‘NEW N A M E .
NEW F A M I L Y.
S H I N Y.
ME . ‘
Annie’s mother is a serial killer.
The only way she can make it stop is to hand her in to the police.
But out of sight is not out of mind.
As her mother’s trial looms, the secrets of her past won’t let Annie sleep, even with a new foster family and name – Milly.
A fresh start. Now, surely, she can be whoever she wants to be.
But Milly’s mother is a serial killer. And blood is thicker than water.
Good me, bad me.
She is, after all, her mother’s daughter…
Good Me, Bad Me is one of those books that seems to have gotten a lot of hype. They’re the type of books I normally stay away from – at least when they are first released, frightened I’ll be disappointed. In this case, though, I couldn’t resist. The description sounded right up my street and also a little different from my usual reads. I have to say I’m glad I took the plunge because it was different and just what I needed after a string of not so hot books.
It starts with Milly (or Annie as she was) turning her mother into the police for child abuse and murder. It’s a shocking opening and grabs you immediately, presenting you with an image that isn’t graphic in any way but still stays with you throughout the book. You are left in no doubt Milly’s mom is guilty and a monster, someone who should go to prison for a very long time.
What you aren’t so sure about is Milly, who is the only voice you hear in the book, as she tries to settle with her new foster family and prepare for the court case where she will be the “star” witness. Starting a new life isn’t easy and her foster sister, Phoebe, isn’t happy to have her around, especially as Milly takes up too much of her parents’ time. Phoebe goes out of her way to make life difficult for Milly, who only seems to want to be friends – well, just make friends in general, she is a lonely girl.
Or at least that’s what it seems like at first because there is a darker side to Milly and, after being drawn in by her story and feeling a lot of sympathy for her, I started to feel unsure. Slowly, secrets from her past are revealed and she does things that maybe aren’t as nice as she would want you to believe. I couldn’t tell if I was being played, if Milly was maybe a chip of the old block, or if her behaviour was a result of her wanting to fit in and be loved.
It made for a compelling read and I found Milly a compelling character, one I wanted to understand but was also maybe a little afraid of, very much like the people around her. They wanted to be sympathetic, wanted to believe she was an innocent victim, but wondered – was she really? Or at least I think that’s what they thought because the only voice you hear is Milly’s so you only get her take on what is said and done. It’s her version – and the question is whether it’s the true one.
I thought Ali Land did a really good job with Milly, of creating someone you didn’t know if you liked but felt you should give a chance to because of what had happened to her. By making her 15, going on 16, it did feel like there was a grey area there – that nagging question of why Milly maybe hadn’t done something sooner to speak out.

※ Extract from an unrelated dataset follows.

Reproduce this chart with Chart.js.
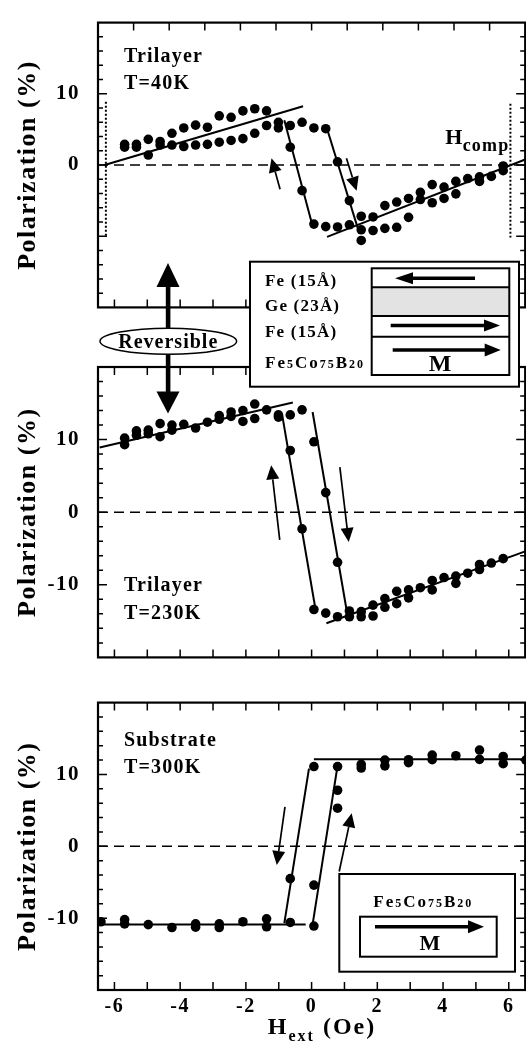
<!DOCTYPE html>
<html>
<head>
<meta charset="utf-8">
<script src="https://cdn.jsdelivr.net/npm/chart.js@4.4.1/dist/chart.umd.min.js"></script>
<style>
  body { margin: 0; width: 526px; height: 1049px; overflow: hidden; background: #fff; position: relative; }
  .panel { position: absolute; left: 0; }
  #overlay { position: absolute; left: 0; top: 0; pointer-events: none; }
</style>
</head>
<body>
<canvas id="panel40" class="panel" style="top:0" width="530" height="330"></canvas>
<canvas id="panel230" class="panel" style="top:340px" width="530" height="340"></canvas>
<canvas id="panel300" class="panel" style="top:680px" width="530" height="369"></canvas>

<svg id="overlay" width="526" height="1049" font-family="'Liberation Serif', 'Times New Roman', serif" font-weight="bold">
  <!-- "Reversible" marker between the two trilayer panels -->
  <rect x="165.8" y="284" width="4.6" height="46" fill="#000"/>
  <polygon points="156.5,287 179.5,287 168,263" fill="#000"/>
  <rect x="165.8" y="353" width="4.6" height="40" fill="#000"/>
  <polygon points="156.5,391.5 179.5,391.5 168,413.5" fill="#000"/>
  <ellipse cx="168.3" cy="341.2" rx="68.3" ry="13" fill="#fff" stroke="#000" stroke-width="1.5"/>
  <text x="168.3" y="347.5" text-anchor="middle" font-size="20" letter-spacing="1">Reversible</text>

  <!-- trilayer sketch -->
  <rect x="250" y="261.7" width="269" height="125" fill="#fff" stroke="#000" stroke-width="2"/>
  <rect x="371.7" y="287.3" width="137.6" height="28.7" fill="#e3e3e3"/>
  <rect x="371.7" y="268.3" width="137.6" height="106.7" fill="none" stroke="#000" stroke-width="2"/>
  <line x1="371.7" y1="287.3" x2="509.3" y2="287.3" stroke="#000" stroke-width="2"/>
  <line x1="371.7" y1="316" x2="509.3" y2="316" stroke="#000" stroke-width="2"/>
  <line x1="371.7" y1="336.7" x2="509.3" y2="336.7" stroke="#000" stroke-width="2"/>
  <line x1="475" y1="278.3" x2="410" y2="278.3" stroke="#000" stroke-width="3.5"/>
  <polygon points="395,278.3 413,272.3 413,284.3" fill="#000"/>
  <line x1="390.7" y1="325.5" x2="486" y2="325.5" stroke="#000" stroke-width="3.5"/>
  <polygon points="500,325.5 484,319.5 484,331.5" fill="#000"/>
  <line x1="392.7" y1="350" x2="486" y2="350" stroke="#000" stroke-width="3.5"/>
  <polygon points="500.7,350 484.7,343.5 484.7,356.5" fill="#000"/>
  <text x="440" y="371" text-anchor="middle" font-size="24">M</text>
  <g font-size="17" letter-spacing="1.2">
    <text x="265" y="285.7">Fe (15Å)</text>
    <text x="265" y="311">Ge (23Å)</text>
    <text x="265" y="336.7">Fe (15Å)</text>
    <text x="265" y="367.7" letter-spacing="2">Fe<tspan font-size="12">5</tspan>Co<tspan font-size="12">75</tspan>B<tspan font-size="12">20</tspan></text>
  </g>

  <!-- substrate sketch -->
  <rect x="339.3" y="874" width="175.7" height="97.7" fill="#fff" stroke="#000" stroke-width="2"/>
  <text x="423.3" y="906.7" text-anchor="middle" font-size="17" letter-spacing="2">Fe<tspan font-size="12">5</tspan>Co<tspan font-size="12">75</tspan>B<tspan font-size="12">20</tspan></text>
  <rect x="360" y="916.7" width="136.7" height="40" fill="none" stroke="#000" stroke-width="2"/>
  <line x1="375" y1="926.7" x2="470" y2="926.7" stroke="#000" stroke-width="3.5"/>
  <polygon points="484,926.7 468,920.2 468,933.2" fill="#000"/>
  <text x="430" y="950" text-anchor="middle" font-size="22">M</text>

  <!-- x axis title -->
  <text x="322" y="1034" text-anchor="middle" font-size="24" letter-spacing="2">H<tspan font-size="16" dy="7">ext</tspan><tspan dy="-7"> (Oe)</tspan></text>
</svg>

<script>
// axis ticks
const xTickValues = [-6, -5, -4, -3, -2, -1, 0, 1, 2, 3, 4, 5, 6];
const xLabelValues = [-6, -4, -2, 0, 2, 4, 6];
const yLabelValues = [-10, 0, 10];
const yLabelValuesTop = [0, 10];
const zeroLine = [-6.5, 0, 6.5, 0];

// Trilayer, T=40K
const field40 = [-5.69, -5.69, -5.33, -5.33, -4.97, -4.97, -4.61, -4.61, -4.25, -4.25,
  -3.89, -3.89, -3.53, -3.53, -3.17, -3.17, -2.81, -2.81, -2.45, -2.45,
  -2.09, -2.09, -1.73, -1.73, -1.37, -1.37, -1.01, -1.01, -0.65, -0.65,
  -0.29, -0.29, 0.07, 0.07, 0.43, 0.43, 0.79, 0.79, 1.15, 1.15,
  1.51, 1.51, 1.51, 1.87, 1.87, 2.23, 2.23, 2.59, 2.59, 2.95, 2.95,
  3.31, 3.31, 3.67, 3.67, 4.03, 4.03, 4.39, 4.39, 4.75, 5.11, 5.11, 5.47, 5.83, 5.83];
const pol40 = [2.9, 2.5, 2.9, 2.5, 3.6, 1.4, 3.3, 2.8, 4.45, 2.8,
  5.2, 2.6, 5.6, 2.8, 5.3, 2.9, 6.9, 3.2, 6.7, 3.45,
  7.6, 3.7, 7.9, 4.45, 7.6, 5.55, 6.0, 5.2, 5.55, 2.5,
  6.0, -3.6, 5.2, -8.3, 5.1, -8.65, 0.45, -8.7, -5.0, -8.4,
  -7.2, -9.1, -10.6, -7.3, -9.2, -5.7, -8.9, -5.2, -8.75, -4.7, -7.35,
  -3.85, -4.85, -2.75, -5.3, -3.1, -4.7, -2.3, -4.05, -1.9, -1.66, -2.3, -1.6, -0.13, -0.8];
const fit40 = [[-6.3, 0, -0.26, 8.26], [-0.83, 6.3, 0.02, -8.4], [0.47, 5.1, 1.4, -8.8], [0.47, -10.1, 6.5, 0.78]];
const hcomp40 = [[-6.26, 8.9, -6.26, -10], [6.05, 8.6, 6.05, -10.2]];
const arrows40 = [[-0.96, -3.4, -1.22, 0.96], [1.06, 0.96, 1.37, -3.63]];

// Trilayer, T=230K
const field230 = [-5.69, -5.69, -5.33, -5.33, -4.97, -4.97, -4.61, -4.61, -4.25, -4.25,
  -3.89, -3.53, -3.17, -2.81, -2.81, -2.45, -2.45, -2.09, -2.09, -1.73, -1.73,
  -1.37, -1.01, -1.01, -0.65, -0.65, -0.29, -0.29, 0.07, 0.07, 0.43, 0.43,
  0.79, 0.79, 1.15, 1.15, 1.51, 1.51, 1.87, 1.87, 2.23, 2.23, 2.59, 2.59,
  2.95, 2.95, 3.31, 3.67, 3.67, 4.03, 4.39, 4.39, 4.75, 5.11, 5.11, 5.47, 5.83];
const pol230 = [10.2, 9.3, 11.2, 10.6, 11.3, 10.8, 12.2, 10.4, 12.0, 11.3,
  12.1, 11.6, 12.4, 13.3, 12.8, 13.8, 13.2, 14.0, 12.5, 14.9, 12.9,
  14.1, 13.4, 13.1, 13.4, 8.5, 14.1, -2.3, 9.7, -13.4, 2.7, -13.9,
  -6.9, -14.4, -13.6, -14.4, -13.7, -14.4, -14.3, -12.8, -11.9, -13.1, -10.9, -12.6,
  -10.7, -11.8, -10.4, -9.4, -10.7, -9.0, -8.8, -9.8, -8.4, -7.2, -7.9, -7.0, -6.4];
const fit230 = [[-6.45, 8.9, -0.57, 15.1], [-0.9, 13.5, 0.12, -13.4], [0.03, 13.8, 1.1, -14.4], [0.45, -15.3, 6.5, -5.4]];
const arrows230 = [[-0.97, -3.8, -1.23, 6.45], [0.86, 6.2, 1.13, -4.1]];

// Substrate, T=300K
const field300 = [-6.41, -5.69, -5.69, -4.97, -4.25, -3.53, -3.53, -2.81, -2.81, -2.09,
  -1.37, -1.37, -0.65, -0.65, 0.07, 0.07, 0.07, 0.79, 0.79, 0.79,
  1.51, 1.51, 2.23, 2.23, 2.95, 2.95, 3.67, 3.67, 4.39, 5.11, 5.11, 5.83, 5.83, 6.52];
const pol300 = [-10.5, -10.2, -10.8, -10.9, -11.3, -10.8, -11.25, -10.8, -11.3, -10.5,
  -10.1, -11.2, -4.5, -10.6, 11.1, -5.4, -11.1, 11.1, 7.8, 5.3,
  11.4, 10.9, 12.0, 11.2, 12.05, 11.65, 12.7, 12.05, 12.6, 13.4, 12.1, 12.5, 11.5, 12.0];
const fit300 = [[-6.5, -10.9, -0.18, -10.9], [0.07, 12.1, 6.5, 12.1], [-0.83, -10.7, -0.08, 10.8], [0.03, -10.9, 0.8, 11.5]];
const arrows300 = [[-0.81, 5.5, -1.06, -2.6], [0.84, -3.5, 1.22, 4.6]];

Chart.defaults.font.family = "'Liberation Serif', 'Times New Roman', serif";
Chart.defaults.font.weight = 'bold';
Chart.defaults.color = '#000';

// frame, inward ticks, arrows and in-panel text
const panelDecor = {
  id: 'panelDecor',
  beforeDraw(chart) {
    chart.ctx.letterSpacing = '1.5px';
  },
  beforeDatasetsDraw(chart) {
    const { ctx, chartArea: a, scales } = chart;
    ctx.save();
    ctx.strokeStyle = '#000';
    ctx.lineWidth = 2.2;
    ctx.strokeRect(a.left, a.top, a.right - a.left, a.bottom - a.top);
    ctx.lineWidth = 1.5;
    ctx.beginPath();
    scales.y.ticks.forEach(t => {
      if (t.value <= scales.y.min || t.value >= scales.y.max) return;
      const py = scales.y.getPixelForValue(t.value);
      const len = t.value % 10 === 0 ? 9 : 5;
      ctx.moveTo(a.left, py); ctx.lineTo(a.left + len, py);
      ctx.moveTo(a.right, py); ctx.lineTo(a.right - len, py);
    });
    xTickValues.forEach(v => {
      const px = scales.x.getPixelForValue(v);
      ctx.moveTo(px, a.bottom); ctx.lineTo(px, a.bottom - 8);
      if (v > scales.xTop.min && v < scales.xTop.max) {
        const pt = scales.xTop.getPixelForValue(v);
        ctx.moveTo(pt, a.top); ctx.lineTo(pt, a.top + 8);
      }
    });
    ctx.stroke();
    ctx.restore();
  },
  afterDatasetsDraw(chart, args, opts) {
    const { ctx, scales: { x, y } } = chart;
    ctx.save();
    ctx.fillStyle = '#000';
    ctx.strokeStyle = '#000';
    ctx.lineWidth = 1.7;
    (opts.arrows || []).forEach(([x1, y1, x2, y2]) => {
      const ax = x.getPixelForValue(x1), ay = y.getPixelForValue(y1);
      const bx = x.getPixelForValue(x2), by = y.getPixelForValue(y2);
      const ang = Math.atan2(by - ay, bx - ax);
      const hl = 14, hw = 6.5;
      const cx = bx - hl * Math.cos(ang), cy = by - hl * Math.sin(ang);
      ctx.beginPath();
      ctx.moveTo(ax, ay); ctx.lineTo(cx, cy);
      ctx.stroke();
      ctx.beginPath();
      ctx.moveTo(bx, by);
      ctx.lineTo(cx + hw * Math.sin(ang), cy - hw * Math.cos(ang));
      ctx.lineTo(cx - hw * Math.sin(ang), cy + hw * Math.cos(ang));
      ctx.closePath();
      ctx.fill();
    });
    ctx.letterSpacing = '1.2px';
    ctx.textBaseline = 'alphabetic';
    ctx.textAlign = 'left';
    (opts.labels || []).forEach(l => {
      const px = x.getPixelForValue(l.x), py = y.getPixelForValue(l.y);
      ctx.font = `bold ${l.size || 20}px 'Liberation Serif', serif`;
      ctx.fillText(l.text, px, py);
      if (l.sub) {
        const w = ctx.measureText(l.text).width;
        ctx.font = `bold 18px 'Liberation Serif', serif`;
        ctx.fillText(l.sub, px + w - 1, py + 7);
      }
    });
    ctx.restore();
  }
};

function toPoints(xs, ys) {
  return xs.map((v, i) => ({ x: v, y: ys[i] }));
}

function segment(s, width, dash) {
  return {
    data: [{ x: s[0], y: s[1] }, { x: s[2], y: s[3] }],
    showLine: true, borderColor: '#000', borderWidth: width, borderDash: dash,
    pointRadius: 0
  };
}

function buildPanel(id, cfg) {
  const datasets = [segment(zeroLine, 1.5, [10, 6])];
  (cfg.dotted || []).forEach(s => datasets.push(segment(s, 2, [2, 2])));
  cfg.fits.forEach(s => datasets.push(segment(s, 2, [])));
  datasets.push({
    data: toPoints(cfg.field, cfg.pol),
    pointRadius: 4.8, pointBackgroundColor: '#000', pointBorderWidth: 0, showLine: false
  });

  return new Chart(document.getElementById(id), {
    type: 'scatter',
    data: { datasets },
    options: {
      responsive: false,
      animation: false,
      events: [],
      layout: { padding: { top: cfg.padTop, right: 3, left: 0, bottom: 0 } },
      plugins: {
        legend: { display: false },
        tooltip: { enabled: false },
        panelDecor: { arrows: cfg.arrows, labels: cfg.labels }
      },
      scales: {
        x: {
          type: 'linear', min: -6.5, max: 6.5,
          grid: { display: false }, border: { display: false },
          afterBuildTicks: s => { s.ticks = xTickValues.map(v => ({ value: v })); },
          ticks: {
            display: cfg.showX, autoSkip: false, maxRotation: 0, padding: -3,
            font: { size: 20 },
            callback: v => xLabelValues.includes(v) ? String(v) : ''
          },
          afterFit: s => { s.height = cfg.xHeight; }
        },
        xTop: { type: 'linear', position: 'top', display: false, min: cfg.topRange[0], max: cfg.topRange[1] },
        y: {
          min: -20, max: 20,
          grid: { display: false }, border: { display: false },
          ticks: {
            stepSize: 2, autoSkip: false, padding: 10,
            font: { size: 21 },
            callback: v => cfg.yLabels.includes(v) ? String(v) : ''
          },
          title: {
            display: true, text: 'Polarization (%)',
            font: { size: 26, weight: 'bold' },
            padding: { top: 13, bottom: 0 }
          },
          afterFit: s => { s.width = 98; }
        }
      }
    },
    plugins: [panelDecor]
  });
}

buildPanel('panel40', {
  padTop: 10, xHeight: 17, showX: false, topRange: [-6, 6], yLabels: yLabelValuesTop,
  field: field40, pol: pol40, fits: fit40, dotted: hcomp40, arrows: arrows40,
  labels: [
    { text: 'Trilayer', x: -5.71, y: 14.5 },
    { text: 'T=40K', x: -5.71, y: 10.7 },
    { text: 'H', sub: 'comp', x: 4.07, y: 3.0, size: 22 }
  ]
});

buildPanel('panel230', {
  padTop: 27, xHeight: 13, showX: false, topRange: [-6.5, 6.5], yLabels: yLabelValues,
  field: field230, pol: pol230, fits: fit230, arrows: arrows230,
  labels: [
    { text: 'Trilayer', x: -5.71, y: -10.9 },
    { text: 'T=230K', x: -5.71, y: -14.7 }
  ]
});

buildPanel('panel300', {
  padTop: 8, xHeight: 59, showX: true, topRange: [-6.5, 6.5], yLabels: yLabelValues,
  field: field300, pol: pol300, fits: fit300, arrows: arrows300,
  labels: [
    { text: 'Substrate', x: -5.71, y: 13.9 },
    { text: 'T=300K', x: -5.71, y: 10.2 }
  ]
});
</script>
</body>
</html>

Some of these things are answered in the book but I won’t say because of spoilers but there are a few times when I had “lightbulb” moments, where Milly would reveal something or do something that completely changed my opinion of her.
Of course, because this is Milly’s story, you don’t get to know the other characters that well and the foster family are somewhat two dimensional as a result. Then again, as Milly’s character starts to emerge, maybe this was on purpose, because in a way they weren’t necessarily real to her but people to be manipulated to reach an end. Her mother was much more real, or at least a very real monster.
Seen through the eyes of Milly you see confusion, this is a woman who she loved but also hated. You never meet her or hear from her directly but she dominates a lot of the pages. And you see through Milly’s memories and nightmares of her just what type of woman her daughter might become. I liked this about the book, that I kept second guessing myself about Milly.
In fact, there wasn’t much I didn’t like if I’m honest, other than maybe the final twist. I am not sure I needed that. I felt I had a good ending, a slightly ambiguous one that seemed to go with the Milly I knew. So, although I was proved right in the final chapter, I would have liked to have been left with a bit of a question mark. It’s a small thing and didn’t stop me liking the book though, which I did – a lot (if you can like a book about a child murderer, which I guess is another post entirely!).
Source: Net Galley
Publisher: Penguin Books
Publication Date: 12th January, 2017
Format: eBook (Kindle)
Note: I received a copy of this book in return for a fair and honest review. All thoughts, feelings and opinions are my own.